- Genre: Reality
- Created by: MTV UK/VH1
- Developed by: Tijuana Entertainment
- Starring: Bryan Abrams Rich Cronin Chris Kirkpatrick Jeff Timmons Katie McNeil
- Country of origin: United States
- No. of seasons: 1
- No. of episodes: 7

Production
- Executive producers: Troy Searer John Foy Kennedy Etc.
- Running time: 30 mins.

Original release
- Network: VH1
- Release: August 6, 2007 – January 1, 2008

Related
- Totally Boyband

= Mission Man Band =

American reality television series

Mission: Man Band (also known as SureShot, Totally Boyband and Band of Men) is an American reality television series that first aired on VH1 on August 6, 2007.

==Overview==
The show is based on a format produced by MTV UK (Totally Boyband), in which a boy band is formed with various members of successful pop acts from the past. The show follows the production, recording, performance and behind-the-scenes action involved in the run-up to the launch of their first single as a new group.
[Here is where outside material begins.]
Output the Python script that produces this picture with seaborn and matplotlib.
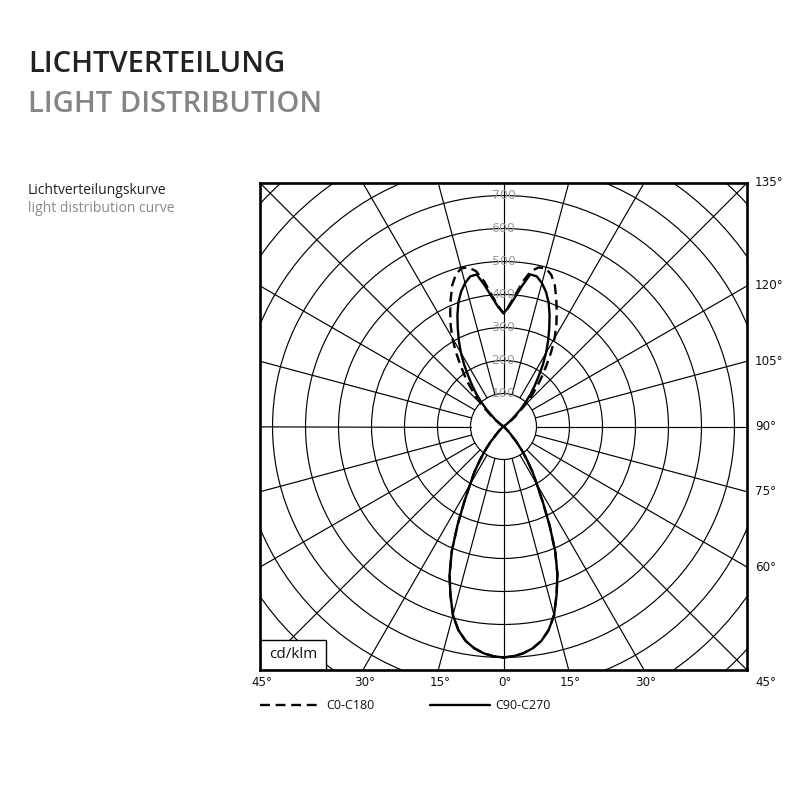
import numpy as np
import pandas as pd
import matplotlib
matplotlib.use("Agg")
import matplotlib.pyplot as plt
import seaborn as sns
from matplotlib.patches import Circle, Rectangle
from matplotlib.transforms import blended_transform_factory

# ---------------- data (cd/klm, gamma measured from nadir) ----------------
gamma = [0, 2.5, 5, 7.5, 10, 12.5, 15, 17.5, 20, 22.5, 25, 27.5, 30, 32.5, 35,
         37.5, 40, 45, 50, 60, 90, 120, 125, 130, 135, 137.5, 140, 142.5, 145,
         147.5, 150, 152.5, 155, 157.5, 160, 162.5, 165, 167.5, 170, 172.5,
         175, 177.5, 180]
c0_c180 = [700, 697, 690, 678, 660, 632, 592, 535, 478, 410, 330, 258, 202, 165, 125,
           92, 62, 22, 5, 0, 0, 0, 12, 45, 95, 125, 158, 192, 228,
           270, 310, 347, 382, 418, 455, 482, 496, 494, 478, 442,
           398, 365, 343]
c90_c270 = [700, 697, 690, 678, 660, 632, 592, 535, 478, 410, 330, 258, 202, 165, 125,
            92, 62, 22, 5, 0, 0, 0, 8, 32, 72, 98, 127, 155, 185,
            222, 258, 293, 328, 365, 400, 428, 450, 466, 468, 430,
            392, 362, 343]
plane_names = ["C0-C180", "C90-C270"]

ring_labels = [100, 200, 300, 400, 500, 600, 700]
grid_rings = [100, 200, 300, 400, 500, 600, 700, 800, 900, 1000, 1100]
spoke_angles = list(range(0, 360, 15))
bottom_angles = [-45, -30, -15, 0, 15, 30]
bottom_labels = ["45°", "30°", "15°", "0°", "15°", "30°"]
right_angles = [60, 75, 90, 105, 120, 135]
right_labels = ["60°", "75°", "90°", "105°", "120°", "135°"]
corner_label = "45°"

LIM = 738.0


def outline(values):
    g = np.radians(gamma)
    v = np.asarray(values, dtype=float)
    x_r, y_r = v * np.sin(g), -v * np.cos(g)
    x = np.concatenate([x_r, (-x_r)[::-1]])
    y = np.concatenate([y_r, y_r[::-1]])
    return x, y


frames = []
for name, vals in zip(plane_names, [c0_c180, c90_c270]):
    x, y = outline(vals)
    frames.append(pd.DataFrame({"x": x, "y": y, "plane": name}))
df = pd.concat(frames, ignore_index=True)

# ---------------- figure ----------------
sns.set_style("white")
plt.rcParams["font.family"] = ["DejaVu Sans"]

fig = plt.figure(figsize=(8, 8), dpi=100)
ax = fig.add_axes([260 / 800, 130 / 800, 487 / 800, 487 / 800])
ax.set_xlim(-LIM, LIM)
ax.set_ylim(-LIM, LIM)
ax.set_aspect("equal")

# grid rings and spokes
for r in grid_rings:
    ax.add_patch(Circle((0, 0), r, fill=False, ec="black", lw=0.85, zorder=1))
for a in spoke_angles:
    t = np.radians(a)
    ax.plot([100 * np.sin(t), 1100 * np.sin(t)], [-100 * np.cos(t), -1100 * np.cos(t)],
            color="black", lw=0.85, zorder=1)

# curves
sns.lineplot(data=df, x="x", y="y", style="plane", style_order=plane_names,
             dashes={"C0-C180": (4.2, 2.4), "C90-C270": ""},
             sort=False, estimator=None, color="black", linewidth=1.7,
             ax=ax, zorder=3)

# ring value labels
for r in ring_labels:
    ax.text(0, r, str(r), ha="center", va="center", fontsize=9,
            color="#9c9c9c", zorder=4)

# unit box
ax.add_patch(Rectangle((0, 0), 66 / 487, 30 / 487, transform=ax.transAxes,
                       fc="white", ec="black", lw=1.0, zorder=5))
ax.text(33 / 487, 15 / 487, "cd/klm", transform=ax.transAxes, ha="center",
        va="center", fontsize=11, family="Open Sans", color="#111111", zorder=6)

# angle labels
tb = blended_transform_factory(ax.transData, ax.transAxes)
for a, lab in zip(bottom_angles, bottom_labels):
    ax.text(LIM * np.tan(np.radians(a)) + 5, -12 / 487, lab, transform=tb,
            ha="center", va="center", fontsize=8.6, color="#111111")
tr = blended_transform_factory(ax.transAxes, ax.transData)
for a, lab in zip(right_angles, right_labels):
    t = np.radians(a)
    ax.text(1 + 8 / 487, -LIM * np.cos(t) / np.sin(t), lab, transform=tr,
            ha="left", va="center", fontsize=8.6, color="#111111")
ax.text(1 + 8 / 487, -12 / 487, corner_label, transform=ax.transAxes,
        ha="left", va="center", fontsize=8.6, color="#111111")

# frame
ax.set_xticks([])
ax.set_yticks([])
ax.set(xlabel="", ylabel="")
for s in ax.spines.values():
    s.set_visible(True)
    s.set_color("black")
    s.set_linewidth(1.9)
    s.set_zorder(7)

# legend
sns.move_legend(ax, loc="upper left", bbox_to_anchor=(0, -0.06), ncol=2,
                frameon=False, title=None, handlelength=4.8, handletextpad=0.5,
                columnspacing=4.4, borderpad=0, borderaxespad=0,
                prop={"family": "Open Sans", "size": 9})
for t in ax.get_legend().get_texts():
    t.set_color("#111111")

# titles
fig.text(28 / 800, 1 - 71.5 / 800, "LICHTVERTEILUNG", fontsize=21,
         family="Open Sans", fontweight="semibold", color="#222222", va="baseline")
fig.text(28 / 800, 1 - 111.5 / 800, "LIGHT DISTRIBUTION", fontsize=21,
         family="Open Sans", fontweight="semibold", color="#858585", va="baseline")
fig.text(28 / 800, 1 - 193.5 / 800, "Lichtverteilungskurve", fontsize=10,
         family="Open Sans", color="#222222", va="baseline")
fig.text(28 / 800, 1 - 211.5 / 800, "light distribution curve", fontsize=10,
         family="Open Sans", color="#8a8a8a", va="baseline")

fig.savefig("out.png", dpi=100)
The group, which calls itself Sureshot, consisted of four members:
- Bryan Abrams (Color Me Badd)
- Rich Cronin (LFO)
- Chris Kirkpatrick (*NSYNC)
- Jeff Timmons (98 Degrees)

The four of them lived together for three weeks in Kirkpatrick's home in Orlando, Florida, and collectively wrote and produced songs with the help of professionals from the music industry, producer Bryan-Michael Cox, music manager Katie McNeil and vocal coach Gerry Williams as cameras followed their every move. On January 23, 2007, the group performed at halftime of an Orlando Magic basketball game, where they ended up being booed from the arena after their performance. The performance was filmed by VH1. On January 30, the group performed at Mansion in Miami, Florida, also filmed by VH1. Shooting for the show took place between January 15 and February 2, 2007.

The show was produced by Tijuana Entertainment, the same production team behind Breaking Bonaduce and Shooting Sizemore.